> [What is asked]: Retype only what runs from the first line of the listing to the line holding "plt.rcParams['axes.unicode_minus'] = False", both included. Do not retype the pictures.

_ _ _ _ _

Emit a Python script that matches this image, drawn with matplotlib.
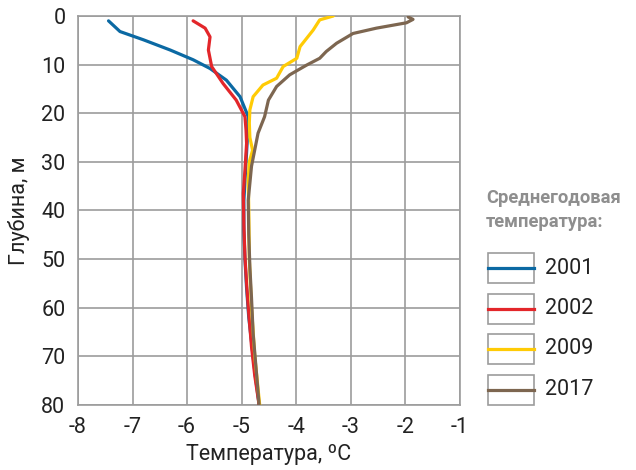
import matplotlib.pyplot as plt
from matplotlib import font_manager
from matplotlib.patches import Rectangle
from matplotlib.lines import Line2D

names = {f.name for f in font_manager.fontManager.ttflist}
font = 'Liberation Sans Narrow' if 'Liberation Sans Narrow' in names else 'Roboto'
plt.rcParams['font.family'] = [font, 'DejaVu Sans']
plt.rcParams['axes.unicode_minus'] = False

years = ['2001', '2002', '2009', '2017']
colors = ['#0b69a3', '#e3262a', '#ffcb05', '#7d6650']

# temperature (°C) vs depth (m)
depth_2001 = [1.0, 3.2, 4.9, 7.0, 9.0, 10.8, 13.2, 16.6, 20.7, 26, 32, 38, 44, 50, 56, 62, 68, 74, 80]
temp_2001 = [-7.44, -7.23, -6.80, -6.31, -5.89, -5.58, -5.28, -5.03, -4.88, -4.90, -4.93, -4.96, -4.96, -4.94, -4.91, -4.87, -4.81, -4.75, -4.68]

depth_2002 = [1.0, 2.5, 4.3, 7.0, 10.4, 13.9, 17.3, 20.7, 23.5, 26.2, 31.7, 36.5, 43, 49.5, 55, 59.8, 68, 74, 80]
temp_2002 = [-5.89, -5.67, -5.58, -5.61, -5.55, -5.34, -5.10, -4.94, -4.92, -4.91, -4.94, -4.97, -4.96, -4.94, -4.91, -4.88, -4.82, -4.76, -4.68]

depth_2009 = [0.0, 0.8, 2.9, 6.3, 8.7, 10.4, 12.8, 14.2, 16.6, 19.3, 22, 25, 27.6, 30, 33.7, 40, 50, 60, 70, 80]
temp_2009 = [-3.32, -3.57, -3.69, -3.93, -3.99, -4.24, -4.36, -4.61, -4.79, -4.85, -4.86, -4.85, -4.80, -4.86, -4.88, -4.87, -4.86, -4.82, -4.76, -4.67]

depth_2017 = [0.2, 0.7, 1.4, 2.5, 3.6, 5.6, 7.3, 8.7, 10.1, 12.1, 14.5, 17.3, 20.7, 24.1, 27.5, 30.9, 37.9, 45, 51.6, 58, 65.3, 72, 80]
temp_2017 = [-1.95, -1.86, -1.98, -2.53, -2.96, -3.26, -3.45, -3.57, -3.81, -4.12, -4.36, -4.51, -4.58, -4.70, -4.76, -4.82, -4.88, -4.87, -4.85, -4.82, -4.79, -4.74, -4.68]

series = [(temp_2001, depth_2001), (temp_2002, depth_2002),
          (temp_2009, depth_2009), (temp_2017, depth_2017)]

fig = plt.figure(figsize=(6.36, 4.70), dpi=100)
ax = fig.add_axes([0.1226, 0.1383, 0.6006, 0.8277])

grid_color = '#9c9c9c'
for (t, d), c in zip(series, colors):
    ax.plot(t, d, color=c, lw=2.3, solid_capstyle='round', zorder=3)

ax.set_xlim(-8, -1)
ax.set_ylim(80, 0)
ax.set_xticks(range(-8, 0))
ax.set_yticks(range(0, 81, 10))
ax.grid(True, color=grid_color, lw=1.2)
ax.set_axisbelow(True)
for s in ax.spines.values():
    s.set_color(grid_color)
    s.set_linewidth(1.2)
ax.tick_params(length=0, labelsize=15.5, colors='#222222')
ax.tick_params(axis='x', pad=9)
ax.tick_params(axis='y', pad=9)
ax.set_xlabel('Температура, ºC', fontsize=15.5, color='#222222', labelpad=4)
ax.set_ylabel('Глубина, м', fontsize=15.5, color='#222222', labelpad=8)

# legend
W, H = 636.0, 470.0
fig.text(486 / W, 1 - 210 / H, 'Среднегодовая\nтемпература:', fontsize=13.2,
         fontweight='bold', color='#8e8e8e', va='center', ha='left', linespacing=1.45)
for i, (yr, c) in enumerate(zip(years, colors)):
    yc = 268 + i * 40.5
    fig.add_artist(Rectangle((488 / W, 1 - (yc + 15) / H), 46 / W, 30 / H,
                             transform=fig.transFigure, facecolor='white',
                             edgecolor=grid_color, lw=1.2))
    fig.add_artist(Line2D([488 / W, 534 / W], [1 - yc / H, 1 - yc / H],
                          transform=fig.transFigure, color=c, lw=2.3))
    fig.text(545 / W, 1 - yc / H, yr, fontsize=15.5, color='#222222', va='center', ha='left')

fig.savefig('out.png', dpi=100)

_ _ _ _ _

> [Full solution]:
Emit a Python script that matches this image, drawn with matplotlib.
import matplotlib.pyplot as plt
from matplotlib import font_manager
from matplotlib.patches import Rectangle
from matplotlib.lines import Line2D

names = {f.name for f in font_manager.fontManager.ttflist}
font = 'Liberation Sans Narrow' if 'Liberation Sans Narrow' in names else 'Roboto'
plt.rcParams['font.family'] = [font, 'DejaVu Sans']
plt.rcParams['axes.unicode_minus'] = False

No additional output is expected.